- Sire: Habitat
- Grandsire: Sir Gaylord
- Dam: Southern Seas
- Damsire: Jim French
- Sex: Stallion
- Foaled: 1983
- Country: United Kingdom
- Colour: dark bay/brown
- Breeder: Allez France Stables
- Owner: Harris Farms
- Trainer: D. Wayne Lukas
- Record: 45: 20-10-7
- Earnings: $3,297,169

Major wins
- El Rincon Handicap (1988) Inglewood Handicap (1988, 1989) Laurel Dash Stakes (1988) Premiere Handicap (1988) Arlington Million Stakes (1989) Bernard Baruch Handicap (1989) Daryl's Joy Stakes (1989) Keeneland Breeders' Cup Handicap (1989) Hollywood Turf Handicap (1990) Caesars International Handicap (1990)Breeders' Cup wins: Breeders' Cup Mile (1989)

= Steinlen (horse) =

British-bred Thoroughbred racehorse

Steinlen (1983 – 9 June 2001) was a Thoroughbred racehorse grass champion male. He was voted the American Champion Male Turf Horse for 1989 following his win in that year's Breeders' Cup Mile.

He was bred in the name of Allez France Stables, a nom de course for owner Daniel Wildenstein. Steinlen was a stakes winner in France prior to being sent to compete in the United States. Under trainer D. Wayne Lukas Steinlen won the important Arlington Million and Bernard Baruch Handicap leading up to his victory in the November 4, 1989 Breeders' Cup Mile. He was retired with 20 wins from 45 starts and earnings of $3,297,169. He entered stud in 1996 at William S. Farish's Lane's End Farm near Paris, Kentucky and was moved to Harris Farms in Coalinga, California.

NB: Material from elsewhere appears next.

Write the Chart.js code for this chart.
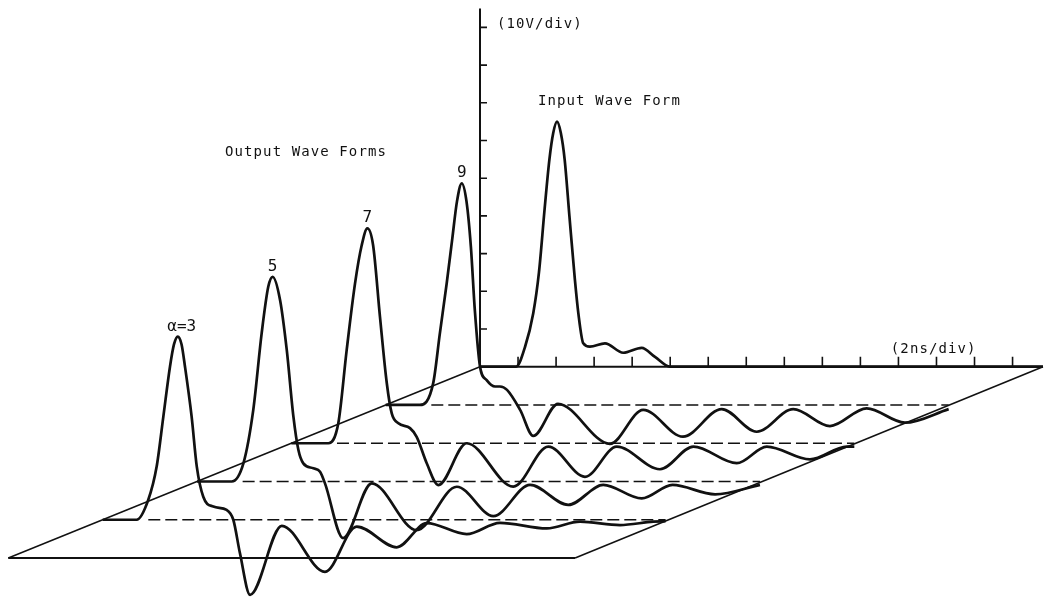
<!DOCTYPE html>
<html>
<head>
<meta charset="utf-8">
<script src="https://cdn.jsdelivr.net/npm/chart.js@4.4.1/dist/chart.umd.min.js"></script>
<style>
  html, body { margin: 0; padding: 0; background: #fff; }
  #wrap { width: 1044px; height: 597px; }
</style>
</head>
<body>
<div id="wrap"><canvas id="ondas" width="1044" height="597"></canvas></div>
<script>
/* ==============================================
   DADOS (tempo em ns, tensão em V)
   ============================================== */
const inputTime = [0, 1.9, 2.37, 2.8, 3.1, 3.4, 3.65, 3.85, 4.05, 4.25, 4.45, 4.7, 4.99, 5.17, 5.43, 5.78, 6.57, 7.53, 8.5, 9.2, 9.99, 29.6];
const inputVolt = [0, 0, 5.3, 14.2, 25.0, 42.0, 55.0, 62.0, 65.0, 62.0, 55.0, 40.0, 23.0, 14.2, 6.2, 5.3, 6.2, 3.7, 5.0, 2.6, 0, 0];

const alpha9Time = [0, 1.8, 2.5, 2.85, 3.21, 3.5, 3.75, 4.0, 4.25, 4.48, 4.69, 4.96, 5.31, 5.75, 6.01, 6.38, 7.07, 7.76, 9.06, 11.79, 13.54, 15.63, 17.67, 19.51, 21.43, 23.36, 25.29, 27.3, 29.6];
const alpha9Volt = [0, 0, 5.8, 19.0, 32.3, 44.0, 54.0, 58.8, 54.0, 42.0, 25.0, 10.2, 6.6, 4.9, 4.9, 4.0, -1.3, -8.2, 0.3, -10.3, -1.3, -8.4, -1.1, -7.1, -1.1, -5.6, -0.9, -4.7, -1.1];

const alpha7Time = [0, 1.95, 2.47, 2.91, 3.35, 3.7, 4.0, 4.3, 4.66, 5.02, 5.28, 5.63, 6.24, 6.59, 7.12, 7.73, 9.22, 11.67, 13.51, 15.44, 17.11, 19.38, 21.14, 23.42, 25.0, 27.27, 29.2, 29.6];
const alpha7Volt = [0, 0, 5.3, 24.7, 42.4, 52.5, 57.0, 52.5, 33.6, 15.9, 7.9, 5.3, 4.0, 1.7, -5.3, -11.1, 0, -11.5, -0.9, -8.9, -0.9, -6.9, -0.9, -5.3, -0.9, -4.3, -0.9, -0.9];

const alpha5Time = [0, 1.83, 2.44, 2.96, 3.4, 3.75, 3.98, 4.37, 4.72, 5.07, 5.33, 5.59, 6.12, 6.47, 6.73, 7.68, 9.19, 11.55, 13.66, 15.58, 17.51, 19.52, 21.36, 23.38, 25.0, 27.24, 29.6];
const alpha5Volt = [0, 0, 4.8, 19.0, 39.3, 51.7, 54.3, 48.1, 34.9, 17.2, 8.4, 4.8, 3.5, 2.6, -0.5, -15.0, -0.5, -12.9, -1.4, -9.2, -0.9, -6.2, -0.9, -4.5, -0.9, -3.4, -0.9];

const alpha3Time = [0, 1.79, 2.4, 2.84, 3.19, 3.54, 3.75, 3.95, 4.15, 4.33, 4.68, 4.95, 5.29, 5.82, 6.52, 6.87, 7.22, 7.75, 9.42, 11.69, 13.36, 15.46, 17.04, 19.14, 20.89, 23.35, 25.1, 27.2, 28.95, 29.6];
const alpha3Volt = [0, 0, 5.3, 14.1, 27.3, 40.6, 46.5, 48.6, 46.5, 40.6, 27.3, 14.1, 6.1, 3.5, 2.6, 0, -8.9, -19.9, -1.6, -13.8, -1.8, -7.3, -0.9, -3.8, -0.8, -2.3, -0.5, -1.4, -0.5, -0.4];

const outputLabels = ['α=3', '5', '7', '9'];
const timeTicks = [2, 4, 6, 8, 10, 12, 14, 16, 18, 20, 22, 24, 26, 28];
const voltTicks = [10, 20, 30, 40, 50, 60, 70, 80, 90];
const timeSpan = 29.6;      // comprimento do eixo de tempo (ns)
const voltTop = 95;         // topo do eixo de tensão (V)
const dashStart = 2.4;      // início das linhas tracejadas (ns)

/* ==============================================
   PROJEÇÃO OBLÍQUA (cada fileira recua 4.96 ns / 10.15 V)
   ============================================== */
const DEPTH_DT = 4.96;
const DEPTH_DV = 10.15;
const PX_NS = 19.02, PX_V = 3.77, ORIGEM_X = 480, ORIGEM_Y = 366.7;

function projetar(t, v, fileira) {
    return { x: t + fileira * DEPTH_DT, y: v + fileira * DEPTH_DV };
}

function serie(tempos, tensoes, fileira) {
    return tempos.map((t, i) => projetar(t, tensoes[i], fileira));
}

const ondas = [
    { tempo: alpha3Time, volt: alpha3Volt, fileira: -4 },
    { tempo: alpha5Time, volt: alpha5Volt, fileira: -3 },
    { tempo: alpha7Time, volt: alpha7Volt, fileira: -2 },
    { tempo: alpha9Time, volt: alpha9Volt, fileira: -1 }
];

const PRETO = '#111';
const estiloOnda = {
    borderColor: PRETO, borderWidth: 2.7, pointRadius: 0, showLine: true,
    fill: false, cubicInterpolationMode: 'monotone'
};
const estiloReta = { borderColor: PRETO, pointRadius: 0, showLine: true, fill: false, tension: 0 };

const datasets = [];

// piso em paralelogramo
datasets.push({ ...estiloReta, borderWidth: 1.5,
    data: [projetar(0, 0, 0), projetar(0, 0, -5)] });
datasets.push({ ...estiloReta, borderWidth: 2,
    data: [projetar(0, 0, -5), projetar(timeSpan + 0.2, 0, -5)] });
datasets.push({ ...estiloReta, borderWidth: 1.5,
    data: [projetar(timeSpan + 0.2, 0, -5), projetar(timeSpan, 0, 0)] });

// eixos
datasets.push({ ...estiloReta, borderWidth: 2,
    data: [projetar(0, 0, 0), projetar(timeSpan, 0, 0)] });
datasets.push({ ...estiloReta, borderWidth: 2,
    data: [projetar(0, 0, 0), projetar(0, voltTop, 0)] });

// linhas de base tracejadas
ondas.forEach(o => {
    datasets.push({ ...estiloReta, borderWidth: 1.4, borderDash: [12, 5],
        data: [projetar(dashStart, 0, o.fileira), projetar(timeSpan, 0, o.fileira)] });
});

// formas de onda de saída e de entrada
ondas.forEach(o => {
    datasets.push({ ...estiloOnda, data: serie(o.tempo, o.volt, o.fileira) });
});
datasets.push({ ...estiloOnda, data: serie(inputTime, inputVolt, 0) });

/* ==============================================
   TICKS E TEXTOS
   ============================================== */
const pluginTextos = {
    id: 'textos',
    afterDatasetsDraw(chart) {
        const ctx = chart.ctx;
        const sx = chart.scales.x, sy = chart.scales.y;
        const x0 = sx.getPixelForValue(0), y0 = sy.getPixelForValue(0);
        ctx.save();
        ctx.strokeStyle = PRETO;
        ctx.lineWidth = 1.6;
        ctx.beginPath();
        timeTicks.forEach(t => {
            const px = sx.getPixelForValue(t);
            ctx.moveTo(px, y0); ctx.lineTo(px, y0 - 10);
        });
        voltTicks.forEach(v => {
            const py = sy.getPixelForValue(v);
            ctx.moveTo(x0, py); ctx.lineTo(x0 + 7, py);
        });
        ctx.stroke();

        ctx.fillStyle = PRETO;
        ctx.textBaseline = 'alphabetic';
        ctx.font = '14px "DejaVu Sans Mono"';
        if ('letterSpacing' in ctx) ctx.letterSpacing = '1.1px';
        ctx.textAlign = 'left';
        ctx.fillText('(10V/div)', x0 + 17, sy.getPixelForValue(voltTop) + 19);
        ctx.fillText('Input Wave Form', 538, 105);
        ctx.fillText('Output Wave Forms', 225, 155.5);
        ctx.fillText('(2ns/div)', sx.getPixelForValue(21.6), y0 - 14);

        // rótulos de alfa sobre cada pico
        ctx.font = '16px "DejaVu Sans Mono"';
        if ('letterSpacing' in ctx) ctx.letterSpacing = '0px';
        ctx.textAlign = 'center';
        ondas.forEach((o, i) => {
            const vmax = Math.max(...o.volt);
            const tmax = o.tempo[o.volt.indexOf(vmax)];
            const p = projetar(tmax, vmax, o.fileira);
            const desvio = i === 0 ? 4 : 0;
            ctx.fillText(outputLabels[i], sx.getPixelForValue(p.x) + desvio, sy.getPixelForValue(p.y) - 6);
        });
        ctx.restore();
    }
};

/* ==============================================
   GRÁFICO
   ============================================== */
const ctxOndas = document.getElementById('ondas').getContext('2d');
new Chart(ctxOndas, {
    type: 'scatter',
    data: { datasets },
    options: {
        responsive: false,
        animation: false,
        layout: { padding: 0 },
        plugins: { legend: { display: false }, tooltip: { enabled: false } },
        events: [],
        scales: {
            x: { type: 'linear', display: false,
                 min: -ORIGEM_X / PX_NS, max: (1044 - ORIGEM_X) / PX_NS },
            y: { type: 'linear', display: false,
                 min: -(597 - ORIGEM_Y) / PX_V, max: ORIGEM_Y / PX_V }
        }
    },
    plugins: [pluginTextos]
});
</script>
</body>
</html>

Steinlen was humanely euthanised at age 18 in June 2001 after fracturing a rear leg in a paddock accident at Harris Farms.

==At stud==
Among his progeny, Steinlen was the sire of Alexis Federovna (GB), Cousin Joe(USA), Flammarion (USA), Madame Steinlen (GB), Miss Union Avenue (USA), Top Of Our Game (USA) and Sainte Addresse(USA).